§ **WHAT IS EXPECTED**: Any pictures should be left out; please print exactly the lines between the line with "Emit a web page" and the line with "const age65plus = [24, 49, 22, 27, 46];", inclusive.

** start MATERIAL FOR THE TASK **

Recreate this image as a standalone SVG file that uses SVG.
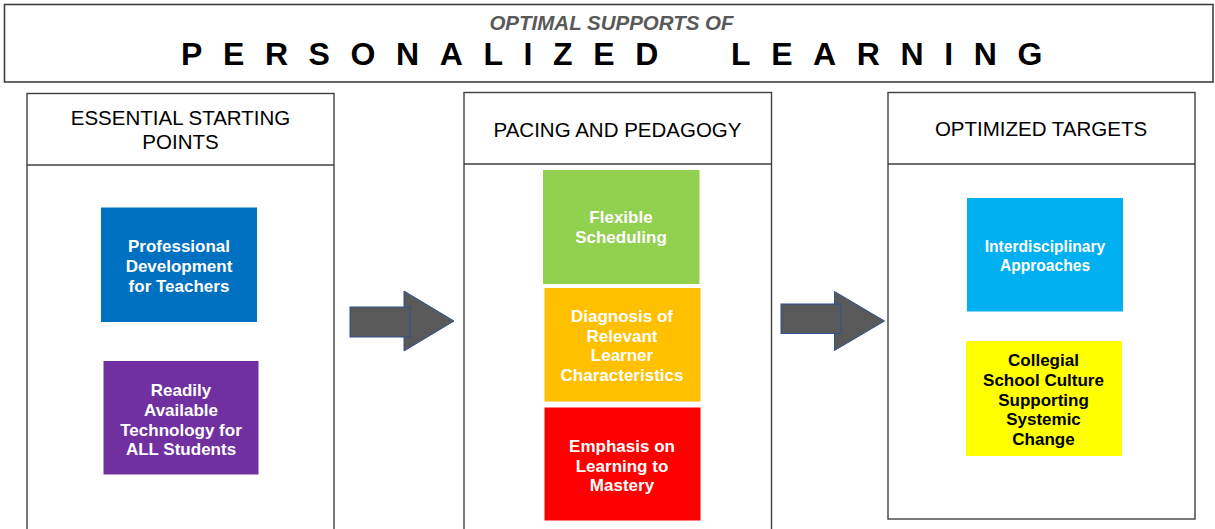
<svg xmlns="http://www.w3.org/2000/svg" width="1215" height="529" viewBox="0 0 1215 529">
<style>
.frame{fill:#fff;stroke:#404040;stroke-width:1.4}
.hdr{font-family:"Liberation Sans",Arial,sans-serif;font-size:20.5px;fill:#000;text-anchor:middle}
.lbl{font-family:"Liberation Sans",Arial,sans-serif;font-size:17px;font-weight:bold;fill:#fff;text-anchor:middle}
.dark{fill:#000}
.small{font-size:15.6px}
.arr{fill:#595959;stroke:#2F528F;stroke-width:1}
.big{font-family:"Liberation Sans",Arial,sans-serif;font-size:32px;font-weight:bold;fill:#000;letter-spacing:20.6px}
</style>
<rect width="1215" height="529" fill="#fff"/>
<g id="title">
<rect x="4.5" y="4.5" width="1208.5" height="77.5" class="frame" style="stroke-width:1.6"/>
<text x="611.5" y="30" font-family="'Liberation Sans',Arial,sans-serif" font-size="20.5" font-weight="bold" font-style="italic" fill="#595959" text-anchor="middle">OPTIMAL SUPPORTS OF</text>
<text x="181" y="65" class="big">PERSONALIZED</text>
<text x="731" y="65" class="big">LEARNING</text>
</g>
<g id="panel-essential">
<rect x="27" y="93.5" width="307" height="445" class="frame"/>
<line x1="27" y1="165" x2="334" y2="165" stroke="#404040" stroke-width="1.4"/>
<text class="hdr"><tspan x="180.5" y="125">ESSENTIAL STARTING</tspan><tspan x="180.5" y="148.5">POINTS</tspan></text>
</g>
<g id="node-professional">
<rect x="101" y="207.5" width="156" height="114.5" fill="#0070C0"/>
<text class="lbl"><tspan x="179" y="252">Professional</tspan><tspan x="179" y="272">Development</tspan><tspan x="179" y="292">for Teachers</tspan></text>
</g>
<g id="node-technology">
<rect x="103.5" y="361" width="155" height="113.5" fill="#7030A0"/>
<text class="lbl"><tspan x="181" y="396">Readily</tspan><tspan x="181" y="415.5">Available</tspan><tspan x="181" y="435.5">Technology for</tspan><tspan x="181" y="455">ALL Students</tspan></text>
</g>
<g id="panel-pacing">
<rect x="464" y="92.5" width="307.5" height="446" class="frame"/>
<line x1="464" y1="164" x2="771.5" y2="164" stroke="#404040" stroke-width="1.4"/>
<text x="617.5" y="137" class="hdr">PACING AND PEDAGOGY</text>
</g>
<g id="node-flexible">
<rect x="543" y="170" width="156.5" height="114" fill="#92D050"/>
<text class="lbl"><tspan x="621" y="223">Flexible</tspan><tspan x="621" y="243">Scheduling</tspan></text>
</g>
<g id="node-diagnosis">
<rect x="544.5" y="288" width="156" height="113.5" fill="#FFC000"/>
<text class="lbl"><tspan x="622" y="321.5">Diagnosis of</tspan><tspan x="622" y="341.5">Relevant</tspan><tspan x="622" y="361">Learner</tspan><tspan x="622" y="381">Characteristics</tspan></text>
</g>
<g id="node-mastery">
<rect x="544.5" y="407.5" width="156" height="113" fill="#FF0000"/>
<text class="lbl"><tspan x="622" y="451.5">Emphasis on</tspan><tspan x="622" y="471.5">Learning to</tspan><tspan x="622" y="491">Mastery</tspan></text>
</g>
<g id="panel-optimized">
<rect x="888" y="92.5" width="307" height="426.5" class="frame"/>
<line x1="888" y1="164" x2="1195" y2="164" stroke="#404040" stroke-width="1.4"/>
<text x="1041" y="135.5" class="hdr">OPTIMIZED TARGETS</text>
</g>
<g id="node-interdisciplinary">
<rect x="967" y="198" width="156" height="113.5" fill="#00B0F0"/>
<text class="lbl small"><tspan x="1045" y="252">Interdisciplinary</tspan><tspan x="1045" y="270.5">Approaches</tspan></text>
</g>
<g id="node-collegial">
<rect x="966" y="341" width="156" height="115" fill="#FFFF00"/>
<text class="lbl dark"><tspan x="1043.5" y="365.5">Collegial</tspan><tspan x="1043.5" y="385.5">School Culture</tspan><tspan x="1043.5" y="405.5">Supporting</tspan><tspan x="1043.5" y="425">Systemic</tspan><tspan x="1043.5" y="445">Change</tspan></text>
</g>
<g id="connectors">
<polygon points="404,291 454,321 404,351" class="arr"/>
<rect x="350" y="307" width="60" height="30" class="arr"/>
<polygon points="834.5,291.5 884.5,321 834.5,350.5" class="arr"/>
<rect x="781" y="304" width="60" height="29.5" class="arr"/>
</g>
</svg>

** end MATERIAL FOR THE TASK **
** start MATERIAL FOR THE TASK **

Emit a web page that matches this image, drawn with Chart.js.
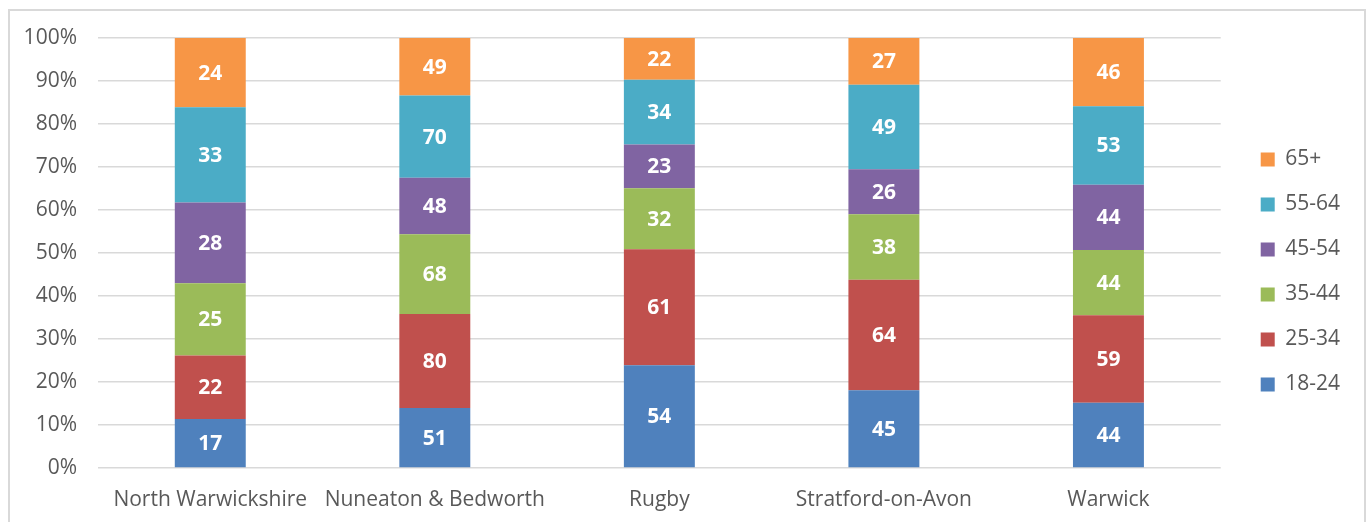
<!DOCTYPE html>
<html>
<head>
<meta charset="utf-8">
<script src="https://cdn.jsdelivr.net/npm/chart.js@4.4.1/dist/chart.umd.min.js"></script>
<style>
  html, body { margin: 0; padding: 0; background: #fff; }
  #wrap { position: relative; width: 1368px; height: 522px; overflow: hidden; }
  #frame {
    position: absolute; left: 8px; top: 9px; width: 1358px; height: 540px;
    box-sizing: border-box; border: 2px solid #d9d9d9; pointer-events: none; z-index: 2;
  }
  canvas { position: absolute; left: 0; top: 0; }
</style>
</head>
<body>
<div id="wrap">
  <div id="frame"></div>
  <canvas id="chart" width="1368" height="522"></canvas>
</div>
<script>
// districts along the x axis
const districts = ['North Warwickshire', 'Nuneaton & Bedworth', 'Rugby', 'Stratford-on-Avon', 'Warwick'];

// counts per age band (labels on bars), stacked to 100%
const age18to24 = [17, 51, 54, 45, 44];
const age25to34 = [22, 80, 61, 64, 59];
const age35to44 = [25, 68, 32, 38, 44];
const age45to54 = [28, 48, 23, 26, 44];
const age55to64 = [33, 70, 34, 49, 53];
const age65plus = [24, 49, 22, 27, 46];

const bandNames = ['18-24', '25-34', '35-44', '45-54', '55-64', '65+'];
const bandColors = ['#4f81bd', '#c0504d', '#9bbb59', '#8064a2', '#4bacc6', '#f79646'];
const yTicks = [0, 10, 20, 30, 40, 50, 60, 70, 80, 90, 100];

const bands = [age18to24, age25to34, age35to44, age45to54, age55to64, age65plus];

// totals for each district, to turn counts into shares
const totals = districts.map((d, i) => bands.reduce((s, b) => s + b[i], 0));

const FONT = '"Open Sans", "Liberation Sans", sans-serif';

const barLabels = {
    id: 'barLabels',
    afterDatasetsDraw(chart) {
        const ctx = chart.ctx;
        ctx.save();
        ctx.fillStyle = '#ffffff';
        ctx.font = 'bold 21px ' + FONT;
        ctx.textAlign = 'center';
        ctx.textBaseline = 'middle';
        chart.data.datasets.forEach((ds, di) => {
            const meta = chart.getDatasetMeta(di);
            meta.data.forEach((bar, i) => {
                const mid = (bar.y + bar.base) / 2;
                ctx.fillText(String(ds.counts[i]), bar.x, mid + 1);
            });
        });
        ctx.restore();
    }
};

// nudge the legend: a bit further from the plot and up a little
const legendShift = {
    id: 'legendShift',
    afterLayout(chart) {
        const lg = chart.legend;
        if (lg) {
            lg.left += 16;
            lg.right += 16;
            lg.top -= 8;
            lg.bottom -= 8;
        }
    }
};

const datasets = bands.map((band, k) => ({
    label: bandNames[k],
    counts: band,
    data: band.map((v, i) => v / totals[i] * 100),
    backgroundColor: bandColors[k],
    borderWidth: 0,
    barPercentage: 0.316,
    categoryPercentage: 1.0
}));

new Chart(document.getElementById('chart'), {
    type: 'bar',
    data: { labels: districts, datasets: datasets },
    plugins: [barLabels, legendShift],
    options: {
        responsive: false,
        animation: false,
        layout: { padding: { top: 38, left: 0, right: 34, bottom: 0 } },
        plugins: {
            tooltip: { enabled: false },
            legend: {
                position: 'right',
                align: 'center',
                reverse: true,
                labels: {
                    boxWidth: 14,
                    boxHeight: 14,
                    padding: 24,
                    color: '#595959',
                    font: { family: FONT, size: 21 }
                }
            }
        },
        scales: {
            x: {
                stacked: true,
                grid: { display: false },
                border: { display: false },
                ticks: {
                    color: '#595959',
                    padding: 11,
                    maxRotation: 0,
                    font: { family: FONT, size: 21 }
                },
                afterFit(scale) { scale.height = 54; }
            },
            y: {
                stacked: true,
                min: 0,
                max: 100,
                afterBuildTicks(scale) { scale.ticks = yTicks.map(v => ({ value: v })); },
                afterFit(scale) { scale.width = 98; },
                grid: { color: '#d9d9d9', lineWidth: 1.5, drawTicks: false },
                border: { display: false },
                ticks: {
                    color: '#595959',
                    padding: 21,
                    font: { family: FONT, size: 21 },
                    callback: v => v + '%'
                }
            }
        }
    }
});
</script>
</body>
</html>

** end MATERIAL FOR THE TASK **

§ **RESPONSE BELOW**:
Emit a web page that matches this image, drawn with Chart.js.
<!DOCTYPE html>
<html>
<head>
<meta charset="utf-8">
<script src="https://cdn.jsdelivr.net/npm/chart.js@4.4.1/dist/chart.umd.min.js"></script>
<style>
  html, body { margin: 0; padding: 0; background: #fff; }
  #wrap { position: relative; width: 1368px; height: 522px; overflow: hidden; }
  #frame {
    position: absolute; left: 8px; top: 9px; width: 1358px; height: 540px;
    box-sizing: border-box; border: 2px solid #d9d9d9; pointer-events: none; z-index: 2;
  }
  canvas { position: absolute; left: 0; top: 0; }
</style>
</head>
<body>
<div id="wrap">
  <div id="frame"></div>
  <canvas id="chart" width="1368" height="522"></canvas>
</div>
<script>
// districts along the x axis
const districts = ['North Warwickshire', 'Nuneaton & Bedworth', 'Rugby', 'Stratford-on-Avon', 'Warwick'];

// counts per age band (labels on bars), stacked to 100%
const age18to24 = [17, 51, 54, 45, 44];
const age25to34 = [22, 80, 61, 64, 59];
const age35to44 = [25, 68, 32, 38, 44];
const age45to54 = [28, 48, 23, 26, 44];
const age55to64 = [33, 70, 34, 49, 53];
const age65plus = [24, 49, 22, 27, 46];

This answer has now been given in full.